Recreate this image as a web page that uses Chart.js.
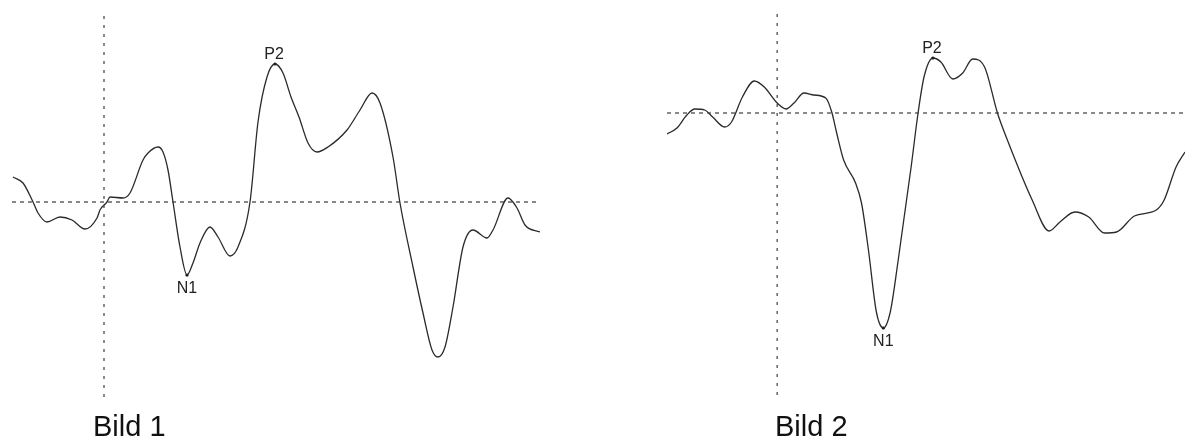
<!DOCTYPE html>
<html>
<head>
<meta charset="utf-8">
<script src="https://cdn.jsdelivr.net/npm/chart.js@4/dist/chart.umd.min.js"></script>
<style>
  html, body { margin: 0; padding: 0; background: #fff; }
  body { width: 1189px; height: 441px; position: relative; overflow: hidden; }
  .panel { position: absolute; top: 0; height: 441px; }
  .caption { position: absolute; font-family: "Liberation Sans", Arial, sans-serif; font-size: 29px; color: #111; line-height: 1; white-space: nowrap; }
</style>
</head>
<body>
<div class="panel" id="p1" style="left:0;width:560px;"><canvas id="c1"></canvas></div>
<div class="panel" id="p2" style="left:640px;width:549px;"><canvas id="c2"></canvas></div>
<div class="caption" style="left:93px;top:412px;">Bild 1</div>
<div class="caption" style="left:775px;top:412px;">Bild 2</div>
<script>
// Evoked potential, Bild 1: time (ms) relative to stimulus onset, amplitude (µV)
const time1 = [-182, -162, -142, -132, -114, -88, -64, -38, -14, -8, 6, 12, 38, 52, 78, 88, 108, 118, 128, 138, 152, 166, 178, 192, 212, 228, 252, 268, 292, 308, 326, 342, 358, 374, 390, 408, 426, 448, 486, 512, 536, 552, 578, 592, 618, 638, 656, 668, 682, 698, 718, 738, 766, 778, 808, 826, 842, 872];
const amp1  = [2.5, 1.9, 0, -1.1, -2.0, -1.5, -1.8, -2.7, -1.6, -0.8, 0, 0.5, 0.4, 0.9, 4.2, 4.9, 5.5, 5.0, 3.2, 0, -4.5, -7.3, -6.1, -4.1, -2.5, -3.5, -5.4, -4.5, 0, 8.0, 12.5, 13.8, 12.9, 10.5, 8.5, 5.9, 5.0, 5.5, 7.2, 9.2, 10.9, 9.9, 4.5, -0.1, -6.5, -11.1, -14.8, -15.5, -14.5, -10.5, -4.5, -2.8, -3.6, -2.8, 0.4, -0.6, -2.3, -3.0];
const peakNames1 = ['N1', 'P2'];
const peakTimes1 = [166, 342];
const peakAmps1  = [-7.3, 13.8];

// Evoked potential, Bild 2
const time2 = [-222, -202, -182, -166, -146, -130, -106, -92, -70, -46, -26, 0, 18, 34, 54, 74, 98, 110, 120, 134, 158, 170, 184, 200, 214, 228, 244, 270, 284, 296, 314, 330, 354, 374, 394, 418, 444, 464, 514, 548, 570, 600, 628, 660, 684, 720, 764, 780, 804, 822];
const amp2  = [-2.1, -1.5, -0.2, 0.4, 0.3, -0.4, -1.4, -0.9, 1.6, 3.2, 2.6, 1.0, 0.4, 1.0, 2.0, 1.8, 1.5, 0.1, -2.0, -4.7, -7.0, -9.0, -13.7, -19.9, -21.5, -19.9, -14.7, -5.4, 0, 3.6, 5.5, 5.1, 3.4, 4.0, 5.4, 4.6, 0, -2.7, -8.7, -11.8, -10.9, -9.9, -10.4, -12.0, -11.9, -10.3, -9.7, -8.7, -5.4, -3.9];
const peakNames2 = ['N1', 'P2'];
const peakTimes2 = [214, 314];
const peakAmps2  = [-21.5, 5.5];

// Visible axis windows for each plot
const xRange1 = [-184, 872], yRange1 = [-19.5, 18.7];
const xRange2 = [-222, 822], yRange2 = [-28.2, 10.0];

const INK = '#2a2a2a';
const GUIDE = '#3c3c3c';

// Writes peak names just above (P) or below (N) their markers
const peakLabels = {
  id: 'peakLabels',
  afterDatasetsDraw(chart, args, opts) {
    const { ctx, scales: { x, y } } = chart;
    ctx.save();
    ctx.font = '16px "Liberation Sans", Arial, sans-serif';
    ctx.fillStyle = '#222';
    ctx.textAlign = 'center';
    opts.names.forEach((name, i) => {
      const px = x.getPixelForValue(opts.times[i]);
      const py = y.getPixelForValue(opts.amps[i]);
      if (opts.amps[i] >= 0) {
        ctx.textBaseline = 'alphabetic';
        ctx.fillText(name, px - 1, py - 5);
      } else {
        ctx.textBaseline = 'top';
        ctx.fillText(name, px, py + 6);
      }
    });
    ctx.restore();
  }
};

function makePlot(canvasId, times, amps, names, pTimes, pAmps, xr, yr, padding) {
  const trace = times.map((t, i) => ({ x: t, y: amps[i] }));
  const peaks = pTimes.map((t, i) => ({ x: t, y: pAmps[i] }));
  return new Chart(document.getElementById(canvasId), {
    type: 'line',
    data: {
      datasets: [
        { data: [{ x: xr[0], y: 0 }, { x: xr[1], y: 0 }], borderColor: GUIDE, borderWidth: 1.2, borderDash: [4, 4], pointRadius: 0, tension: 0 },
        { data: [{ x: 0, y: yr[0] }, { x: 0, y: yr[1] }], borderColor: GUIDE, borderWidth: 1.2, borderDash: [3, 6], pointRadius: 0, tension: 0 },
        { data: trace, borderColor: INK, borderWidth: 1.3, pointRadius: 0, cubicInterpolationMode: 'monotone' },
        { type: 'scatter', data: peaks, backgroundColor: '#000', borderColor: '#000', pointRadius: 1.6, borderWidth: 0 }
      ]
    },
    options: {
      responsive: true,
      maintainAspectRatio: false,
      animation: false,
      events: [],
      layout: { padding },
      plugins: {
        legend: { display: false },
        tooltip: { enabled: false },
        peakLabels: { names, times: pTimes, amps: pAmps }
      },
      scales: {
        x: { type: 'linear', min: xr[0], max: xr[1], display: false },
        y: { type: 'linear', min: yr[0], max: yr[1], display: false }
      }
    },
    plugins: [peakLabels]
  });
}

makePlot('c1', time1, amp1, peakNames1, peakTimes1, peakAmps1, xRange1, yRange1, { left: 12, right: 20, top: 15, bottom: 44 });
makePlot('c2', time2, amp2, peakNames2, peakTimes2, peakAmps2, xRange2, yRange2, { left: 27, right: 0, top: 13, bottom: 46 });
</script>
</body>
</html>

::::

WHAT NEEDS TO BE DONE
Print the listing above in full, exactly as written. Omit any pictures.

ANSWER
Recreate this image as a web page that uses Chart.js.
<!DOCTYPE html>
<html>
<head>
<meta charset="utf-8">
<script src="https://cdn.jsdelivr.net/npm/chart.js@4/dist/chart.umd.min.js"></script>
<style>
  html, body { margin: 0; padding: 0; background: #fff; }
  body { width: 1189px; height: 441px; position: relative; overflow: hidden; }
  .panel { position: absolute; top: 0; height: 441px; }
  .caption { position: absolute; font-family: "Liberation Sans", Arial, sans-serif; font-size: 29px; color: #111; line-height: 1; white-space: nowrap; }
</style>
</head>
<body>
<div class="panel" id="p1" style="left:0;width:560px;"><canvas id="c1"></canvas></div>
<div class="panel" id="p2" style="left:640px;width:549px;"><canvas id="c2"></canvas></div>
<div class="caption" style="left:93px;top:412px;">Bild 1</div>
<div class="caption" style="left:775px;top:412px;">Bild 2</div>
<script>
// Evoked potential, Bild 1: time (ms) relative to stimulus onset, amplitude (µV)
const time1 = [-182, -162, -142, -132, -114, -88, -64, -38, -14, -8, 6, 12, 38, 52, 78, 88, 108, 118, 128, 138, 152, 166, 178, 192, 212, 228, 252, 268, 292, 308, 326, 342, 358, 374, 390, 408, 426, 448, 486, 512, 536, 552, 578, 592, 618, 638, 656, 668, 682, 698, 718, 738, 766, 778, 808, 826, 842, 872];
const amp1  = [2.5, 1.9, 0, -1.1, -2.0, -1.5, -1.8, -2.7, -1.6, -0.8, 0, 0.5, 0.4, 0.9, 4.2, 4.9, 5.5, 5.0, 3.2, 0, -4.5, -7.3, -6.1, -4.1, -2.5, -3.5, -5.4, -4.5, 0, 8.0, 12.5, 13.8, 12.9, 10.5, 8.5, 5.9, 5.0, 5.5, 7.2, 9.2, 10.9, 9.9, 4.5, -0.1, -6.5, -11.1, -14.8, -15.5, -14.5, -10.5, -4.5, -2.8, -3.6, -2.8, 0.4, -0.6, -2.3, -3.0];
const peakNames1 = ['N1', 'P2'];
const peakTimes1 = [166, 342];
const peakAmps1  = [-7.3, 13.8];

// Evoked potential, Bild 2
const time2 = [-222, -202, -182, -166, -146, -130, -106, -92, -70, -46, -26, 0, 18, 34, 54, 74, 98, 110, 120, 134, 158, 170, 184, 200, 214, 228, 244, 270, 284, 296, 314, 330, 354, 374, 394, 418, 444, 464, 514, 548, 570, 600, 628, 660, 684, 720, 764, 780, 804, 822];
const amp2  = [-2.1, -1.5, -0.2, 0.4, 0.3, -0.4, -1.4, -0.9, 1.6, 3.2, 2.6, 1.0, 0.4, 1.0, 2.0, 1.8, 1.5, 0.1, -2.0, -4.7, -7.0, -9.0, -13.7, -19.9, -21.5, -19.9, -14.7, -5.4, 0, 3.6, 5.5, 5.1, 3.4, 4.0, 5.4, 4.6, 0, -2.7, -8.7, -11.8, -10.9, -9.9, -10.4, -12.0, -11.9, -10.3, -9.7, -8.7, -5.4, -3.9];
const peakNames2 = ['N1', 'P2'];
const peakTimes2 = [214, 314];
const peakAmps2  = [-21.5, 5.5];

// Visible axis windows for each plot
const xRange1 = [-184, 872], yRange1 = [-19.5, 18.7];
const xRange2 = [-222, 822], yRange2 = [-28.2, 10.0];

const INK = '#2a2a2a';
const GUIDE = '#3c3c3c';

// Writes peak names just above (P) or below (N) their markers
const peakLabels = {
  id: 'peakLabels',
  afterDatasetsDraw(chart, args, opts) {
    const { ctx, scales: { x, y } } = chart;
    ctx.save();
    ctx.font = '16px "Liberation Sans", Arial, sans-serif';
    ctx.fillStyle = '#222';
    ctx.textAlign = 'center';
    opts.names.forEach((name, i) => {
      const px = x.getPixelForValue(opts.times[i]);
      const py = y.getPixelForValue(opts.amps[i]);
      if (opts.amps[i] >= 0) {
        ctx.textBaseline = 'alphabetic';
        ctx.fillText(name, px - 1, py - 5);
      } else {
        ctx.textBaseline = 'top';
        ctx.fillText(name, px, py + 6);
      }
    });
    ctx.restore();
  }
};

function makePlot(canvasId, times, amps, names, pTimes, pAmps, xr, yr, padding) {
  const trace = times.map((t, i) => ({ x: t, y: amps[i] }));
  const peaks = pTimes.map((t, i) => ({ x: t, y: pAmps[i] }));
  return new Chart(document.getElementById(canvasId), {
    type: 'line',
    data: {
      datasets: [
        { data: [{ x: xr[0], y: 0 }, { x: xr[1], y: 0 }], borderColor: GUIDE, borderWidth: 1.2, borderDash: [4, 4], pointRadius: 0, tension: 0 },
        { data: [{ x: 0, y: yr[0] }, { x: 0, y: yr[1] }], borderColor: GUIDE, borderWidth: 1.2, borderDash: [3, 6], pointRadius: 0, tension: 0 },
        { data: trace, borderColor: INK, borderWidth: 1.3, pointRadius: 0, cubicInterpolationMode: 'monotone' },
        { type: 'scatter', data: peaks, backgroundColor: '#000', borderColor: '#000', pointRadius: 1.6, borderWidth: 0 }
      ]
    },
    options: {
      responsive: true,
      maintainAspectRatio: false,
      animation: false,
      events: [],
      layout: { padding },
      plugins: {
        legend: { display: false },
        tooltip: { enabled: false },
        peakLabels: { names, times: pTimes, amps: pAmps }
      },
      scales: {
        x: { type: 'linear', min: xr[0], max: xr[1], display: false },
        y: { type: 'linear', min: yr[0], max: yr[1], display: false }
      }
    },
    plugins: [peakLabels]
  });
}

makePlot('c1', time1, amp1, peakNames1, peakTimes1, peakAmps1, xRange1, yRange1, { left: 12, right: 20, top: 15, bottom: 44 });
makePlot('c2', time2, amp2, peakNames2, peakTimes2, peakAmps2, xRange2, yRange2, { left: 27, right: 0, top: 13, bottom: 46 });
</script>
</body>
</html>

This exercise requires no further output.